- Data block -
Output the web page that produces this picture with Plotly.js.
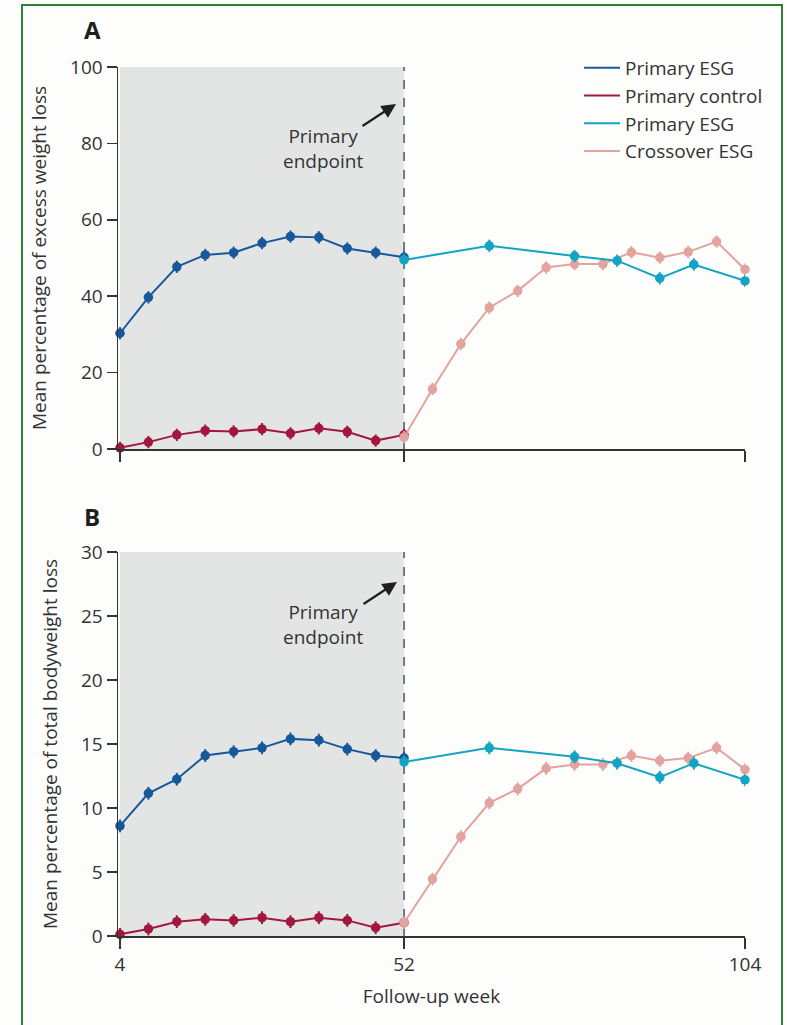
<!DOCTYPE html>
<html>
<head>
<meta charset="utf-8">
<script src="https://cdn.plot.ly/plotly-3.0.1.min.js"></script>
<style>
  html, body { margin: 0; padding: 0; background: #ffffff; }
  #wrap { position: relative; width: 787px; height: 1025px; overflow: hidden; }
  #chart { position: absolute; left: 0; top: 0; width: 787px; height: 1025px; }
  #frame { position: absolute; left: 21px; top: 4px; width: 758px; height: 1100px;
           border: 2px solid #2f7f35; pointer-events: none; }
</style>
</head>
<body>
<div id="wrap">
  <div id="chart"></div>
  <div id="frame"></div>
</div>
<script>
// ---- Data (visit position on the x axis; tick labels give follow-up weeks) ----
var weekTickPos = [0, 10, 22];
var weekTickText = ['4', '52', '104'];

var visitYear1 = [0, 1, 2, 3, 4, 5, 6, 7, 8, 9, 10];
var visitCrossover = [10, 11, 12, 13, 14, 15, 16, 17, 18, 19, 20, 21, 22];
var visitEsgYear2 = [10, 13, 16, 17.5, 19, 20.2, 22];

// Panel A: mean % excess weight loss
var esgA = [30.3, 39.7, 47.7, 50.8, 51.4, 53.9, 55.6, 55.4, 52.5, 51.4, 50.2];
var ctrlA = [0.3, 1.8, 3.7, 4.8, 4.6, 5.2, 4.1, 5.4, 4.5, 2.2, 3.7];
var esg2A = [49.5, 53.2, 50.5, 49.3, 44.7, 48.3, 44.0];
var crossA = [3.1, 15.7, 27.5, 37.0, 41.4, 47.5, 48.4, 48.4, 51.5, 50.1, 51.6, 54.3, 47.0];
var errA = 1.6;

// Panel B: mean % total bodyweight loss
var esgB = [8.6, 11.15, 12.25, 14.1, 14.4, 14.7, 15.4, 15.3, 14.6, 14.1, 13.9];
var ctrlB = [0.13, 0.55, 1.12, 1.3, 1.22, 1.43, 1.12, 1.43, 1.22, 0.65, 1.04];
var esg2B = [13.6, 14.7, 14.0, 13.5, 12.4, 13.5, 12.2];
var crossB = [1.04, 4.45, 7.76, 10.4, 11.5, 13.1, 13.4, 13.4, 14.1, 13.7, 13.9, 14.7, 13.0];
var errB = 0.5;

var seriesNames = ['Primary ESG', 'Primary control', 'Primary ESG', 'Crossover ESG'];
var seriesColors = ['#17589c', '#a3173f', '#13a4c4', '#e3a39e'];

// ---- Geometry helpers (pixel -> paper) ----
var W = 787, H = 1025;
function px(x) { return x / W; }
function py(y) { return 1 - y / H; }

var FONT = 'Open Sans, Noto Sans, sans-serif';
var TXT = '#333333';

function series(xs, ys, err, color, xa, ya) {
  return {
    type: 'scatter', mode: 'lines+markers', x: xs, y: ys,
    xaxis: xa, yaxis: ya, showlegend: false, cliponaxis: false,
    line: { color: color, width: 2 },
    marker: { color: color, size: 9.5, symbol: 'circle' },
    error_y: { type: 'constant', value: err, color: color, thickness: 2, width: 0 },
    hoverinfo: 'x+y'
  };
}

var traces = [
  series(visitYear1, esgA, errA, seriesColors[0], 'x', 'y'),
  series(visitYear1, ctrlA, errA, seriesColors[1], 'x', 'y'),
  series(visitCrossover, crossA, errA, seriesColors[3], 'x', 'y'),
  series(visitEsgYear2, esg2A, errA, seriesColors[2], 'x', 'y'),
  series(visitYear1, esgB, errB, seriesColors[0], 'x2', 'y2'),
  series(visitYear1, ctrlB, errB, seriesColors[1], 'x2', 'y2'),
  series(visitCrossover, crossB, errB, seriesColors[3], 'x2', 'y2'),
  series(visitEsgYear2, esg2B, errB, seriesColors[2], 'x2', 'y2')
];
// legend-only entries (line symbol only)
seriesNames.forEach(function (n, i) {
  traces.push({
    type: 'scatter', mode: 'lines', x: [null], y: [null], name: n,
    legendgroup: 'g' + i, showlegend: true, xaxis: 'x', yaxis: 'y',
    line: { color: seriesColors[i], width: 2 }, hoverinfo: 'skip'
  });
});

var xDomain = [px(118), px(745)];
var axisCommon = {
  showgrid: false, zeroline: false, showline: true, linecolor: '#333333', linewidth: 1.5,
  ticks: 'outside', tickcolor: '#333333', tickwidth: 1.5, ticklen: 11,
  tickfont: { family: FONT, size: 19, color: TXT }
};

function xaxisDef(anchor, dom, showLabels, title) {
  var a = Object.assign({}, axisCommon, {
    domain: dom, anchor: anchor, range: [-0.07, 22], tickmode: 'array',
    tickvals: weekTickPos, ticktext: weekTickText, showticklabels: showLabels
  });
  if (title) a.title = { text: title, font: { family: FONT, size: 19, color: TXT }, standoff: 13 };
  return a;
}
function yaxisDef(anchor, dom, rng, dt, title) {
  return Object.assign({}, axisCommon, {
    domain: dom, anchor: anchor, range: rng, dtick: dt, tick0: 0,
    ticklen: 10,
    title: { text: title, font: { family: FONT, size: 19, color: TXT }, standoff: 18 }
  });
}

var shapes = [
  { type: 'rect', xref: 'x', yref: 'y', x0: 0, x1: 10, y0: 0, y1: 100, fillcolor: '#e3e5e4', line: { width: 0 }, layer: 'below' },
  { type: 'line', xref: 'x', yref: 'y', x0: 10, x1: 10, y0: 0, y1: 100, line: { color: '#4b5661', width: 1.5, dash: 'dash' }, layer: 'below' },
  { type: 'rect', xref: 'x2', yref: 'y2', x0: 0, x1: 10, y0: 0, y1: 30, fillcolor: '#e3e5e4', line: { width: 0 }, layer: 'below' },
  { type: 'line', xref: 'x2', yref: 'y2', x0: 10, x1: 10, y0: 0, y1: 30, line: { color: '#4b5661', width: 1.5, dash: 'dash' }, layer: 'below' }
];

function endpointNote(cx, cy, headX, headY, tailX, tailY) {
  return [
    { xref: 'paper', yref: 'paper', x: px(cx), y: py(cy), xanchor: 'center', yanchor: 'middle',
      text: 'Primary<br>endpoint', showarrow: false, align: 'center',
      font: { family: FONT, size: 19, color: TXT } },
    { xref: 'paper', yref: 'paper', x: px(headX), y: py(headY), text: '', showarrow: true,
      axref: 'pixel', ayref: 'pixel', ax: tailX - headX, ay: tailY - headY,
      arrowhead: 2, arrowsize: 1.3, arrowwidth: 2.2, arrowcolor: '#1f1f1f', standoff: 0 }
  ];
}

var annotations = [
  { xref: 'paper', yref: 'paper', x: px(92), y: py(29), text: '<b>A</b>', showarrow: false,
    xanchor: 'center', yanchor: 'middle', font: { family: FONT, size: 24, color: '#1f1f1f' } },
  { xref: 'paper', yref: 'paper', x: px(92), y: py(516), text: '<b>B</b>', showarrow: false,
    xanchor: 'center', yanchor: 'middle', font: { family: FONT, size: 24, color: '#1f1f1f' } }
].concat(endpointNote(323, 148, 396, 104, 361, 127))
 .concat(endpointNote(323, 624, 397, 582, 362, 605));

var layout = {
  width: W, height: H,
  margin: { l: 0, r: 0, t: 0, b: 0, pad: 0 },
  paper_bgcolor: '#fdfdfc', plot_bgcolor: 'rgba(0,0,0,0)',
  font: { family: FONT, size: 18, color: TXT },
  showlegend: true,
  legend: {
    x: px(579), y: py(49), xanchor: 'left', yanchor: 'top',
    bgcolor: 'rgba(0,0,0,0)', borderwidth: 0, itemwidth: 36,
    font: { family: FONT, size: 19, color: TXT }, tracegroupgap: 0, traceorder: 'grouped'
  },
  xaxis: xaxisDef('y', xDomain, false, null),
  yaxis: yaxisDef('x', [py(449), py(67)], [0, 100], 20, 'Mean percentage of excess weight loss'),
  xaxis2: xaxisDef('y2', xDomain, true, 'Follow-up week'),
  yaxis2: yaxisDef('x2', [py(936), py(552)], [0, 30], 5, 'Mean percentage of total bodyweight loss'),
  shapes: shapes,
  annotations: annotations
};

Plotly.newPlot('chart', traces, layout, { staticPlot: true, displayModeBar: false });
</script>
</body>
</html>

- Aim -
Leave out the pictures and restate, word for word, the lines from the top of the data through the line containing "var visitEsgYear2 = [10, 13, 16, 17.5, 19, 20.2, 22];", both included.

- Result for this task -
Output the web page that produces this picture with Plotly.js.
<!DOCTYPE html>
<html>
<head>
<meta charset="utf-8">
<script src="https://cdn.plot.ly/plotly-3.0.1.min.js"></script>
<style>
  html, body { margin: 0; padding: 0; background: #ffffff; }
  #wrap { position: relative; width: 787px; height: 1025px; overflow: hidden; }
  #chart { position: absolute; left: 0; top: 0; width: 787px; height: 1025px; }
  #frame { position: absolute; left: 21px; top: 4px; width: 758px; height: 1100px;
           border: 2px solid #2f7f35; pointer-events: none; }
</style>
</head>
<body>
<div id="wrap">
  <div id="chart"></div>
  <div id="frame"></div>
</div>
<script>
// ---- Data (visit position on the x axis; tick labels give follow-up weeks) ----
var weekTickPos = [0, 10, 22];
var weekTickText = ['4', '52', '104'];

var visitYear1 = [0, 1, 2, 3, 4, 5, 6, 7, 8, 9, 10];
var visitCrossover = [10, 11, 12, 13, 14, 15, 16, 17, 18, 19, 20, 21, 22];
var visitEsgYear2 = [10, 13, 16, 17.5, 19, 20.2, 22];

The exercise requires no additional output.